Restoring the Sacred

Tuesday, April 28, 2015

Fr. Schall: On Sustainability



Father James Schall, who taught at Georgetown University for more than 30 years, beautifully debunked the ever growing popular ideology of "sustainability" in a post today at The Catholic Thing.  Almost all universities have “sustainability” courses. We have Earth Days. We observe ecological, environmental, earth-warming, ocean-saving, anti-fossil fuel, and sundry species-preserving movements. All endeavor to “sustain” the Earth...More perceptive thinkers, however, suspect that “sustainability” is probably the most “useful” ideology ever invented. It brings everything, especially messy human beings who are the real problem, under direct state jurisdiction. It makes Marxism look like child’s play when it comes to absolute control of man and society. 

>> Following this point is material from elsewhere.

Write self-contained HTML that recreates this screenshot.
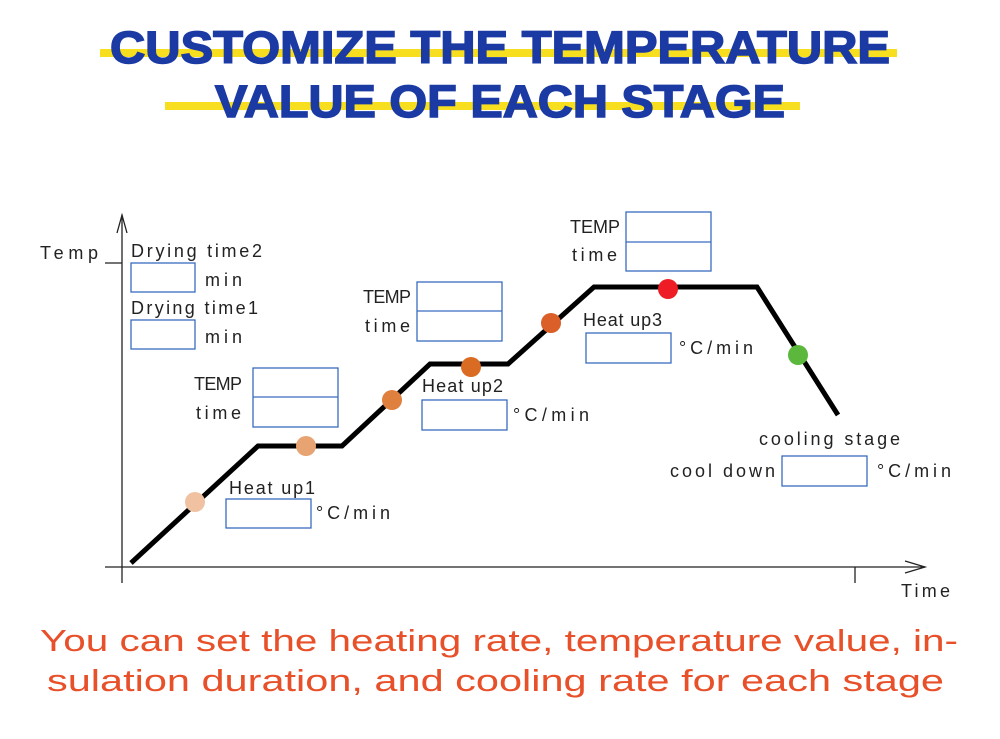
<!DOCTYPE html>
<html><head><meta charset="utf-8"><style>body{margin:0;background:#fff}svg{display:block}</style></head>
<body>
<svg width="1000" height="739" viewBox="0 0 1000 739" xmlns="http://www.w3.org/2000/svg" font-family="Liberation Sans, sans-serif">
<rect x="100" y="49" width="797" height="8" fill="#f7de1e"/>
<rect x="165" y="102" width="635" height="8" fill="#f7de1e"/>
<text x="110" y="63" font-size="45" font-weight="bold" fill="#1b3aa3" stroke="#1b3aa3" stroke-width="1.5" textLength="780" lengthAdjust="spacingAndGlyphs">CUSTOMIZE THE TEMPERATURE</text>
<text x="215" y="117" font-size="45" font-weight="bold" fill="#1b3aa3" stroke="#1b3aa3" stroke-width="1.5" textLength="570" lengthAdjust="spacingAndGlyphs">VALUE OF EACH STAGE</text>

<g stroke="#222" stroke-width="1.3" fill="none">
<line x1="122" y1="215" x2="122" y2="583"/>
<polyline points="117,233 122,215 127,233"/>
<line x1="105" y1="263" x2="122" y2="263"/>
<line x1="105" y1="567" x2="925" y2="567"/>
<polyline points="905,561 925,567 905,573"/>
<line x1="855" y1="567" x2="855" y2="583"/>
</g>
<polyline points="131,563 258,446 342,446 430,364 508,364 594,287 757,287 838,415" fill="none" stroke="#000" stroke-width="5" stroke-linejoin="miter"/>
<circle cx="195" cy="502" r="10" fill="#f0c2a2"/>
<circle cx="306" cy="446" r="10" fill="#e8a372"/>
<circle cx="392" cy="400" r="10" fill="#e0803e"/>
<circle cx="471" cy="367" r="10" fill="#d96b22"/>
<circle cx="551" cy="323" r="10" fill="#da5f28"/>
<circle cx="668" cy="289" r="10" fill="#ee1c24"/>
<circle cx="798" cy="355" r="10" fill="#5cb83c"/>

<g fill="none" stroke="#3a6cc0" stroke-width="1.3">
<rect x="131" y="263" width="64" height="29"/>
<rect x="131" y="320" width="64" height="29"/>
<rect x="253" y="368" width="85" height="59"/><line x1="253" y1="397" x2="338" y2="397"/>
<rect x="417" y="282" width="85" height="59"/><line x1="417" y1="311" x2="502" y2="311"/>
<rect x="626" y="212" width="85" height="59"/><line x1="626" y1="242" x2="711" y2="242"/>
<rect x="226" y="499" width="85" height="29"/>
<rect x="422" y="400" width="85" height="30"/>
<rect x="586" y="333" width="85" height="30"/>
<rect x="782" y="456" width="85" height="30"/>
</g>

<g font-size="18" fill="#222" lengthAdjust="spacingAndGlyphs">
<text x="40" y="259" textLength="58">Temp</text>
<text x="131" y="257" textLength="131">Drying time2</text>
<text x="205" y="286" textLength="37">min</text>
<text x="131" y="314" textLength="127">Drying time1</text>
<text x="205" y="343" textLength="37">min</text>
<text x="194" y="390" textLength="48">TEMP</text>
<text x="196" y="419" textLength="45">time</text>
<text x="229" y="494" textLength="86">Heat up1</text>
<text x="316" y="519" textLength="74">°C/min</text>
<text x="363" y="303" textLength="48">TEMP</text>
<text x="365" y="332" textLength="45">time</text>
<text x="422" y="392" textLength="81">Heat up2</text>
<text x="513" y="421" textLength="76">°C/min</text>
<text x="570" y="233" textLength="50">TEMP</text>
<text x="572" y="261" textLength="45">time</text>
<text x="583" y="326" textLength="79">Heat up3</text>
<text x="679" y="354" textLength="74">°C/min</text>
<text x="759" y="445" textLength="141">cooling stage</text>
<text x="670" y="477" textLength="105">cool down</text>
<text x="877" y="477" textLength="74">°C/min</text>
<text x="901" y="597" textLength="49">Time</text>
</g>

<text x="40" y="651" font-size="31" fill="#e8502a" textLength="918" lengthAdjust="spacingAndGlyphs">You can set the heating rate, temperature value, in-</text>
<text x="47" y="691" font-size="31" fill="#e8502a" textLength="897" lengthAdjust="spacingAndGlyphs">sulation duration, and cooling rate for each stage</text>
</svg>
</body></html>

Fr. Schall delivers his coup de grâce against this misguided belief in a world without a future, and without reference to anything greater than ourselves.

Here's the quote:
The root of the “sustainability mission,” I suspect, is the practical denial of eternal life. “Sustainability” is an alternative to lost transcendence. It is what happens when suddenly no future but the present one exists. The only “future” of mankind is an on-going planet orbiting down the ages. It always does the exact same, boring thing. This view is actually a form of despair. Our end is the preservation of the race down the ages, not personal eternal life.
“Sustainability” implies strict population control, usually set at about two or three billion (current global population is around 7.3 billion, so many of us will simply have to disappear for sustainability’s sake). Sin and evil imply misusing the earth, not our wills. What we personally do makes little difference. Since children are rationed or even produced artificially as needed, whatever we do sexually is irrelevant. It has no real consequences in this life, the only one that exists.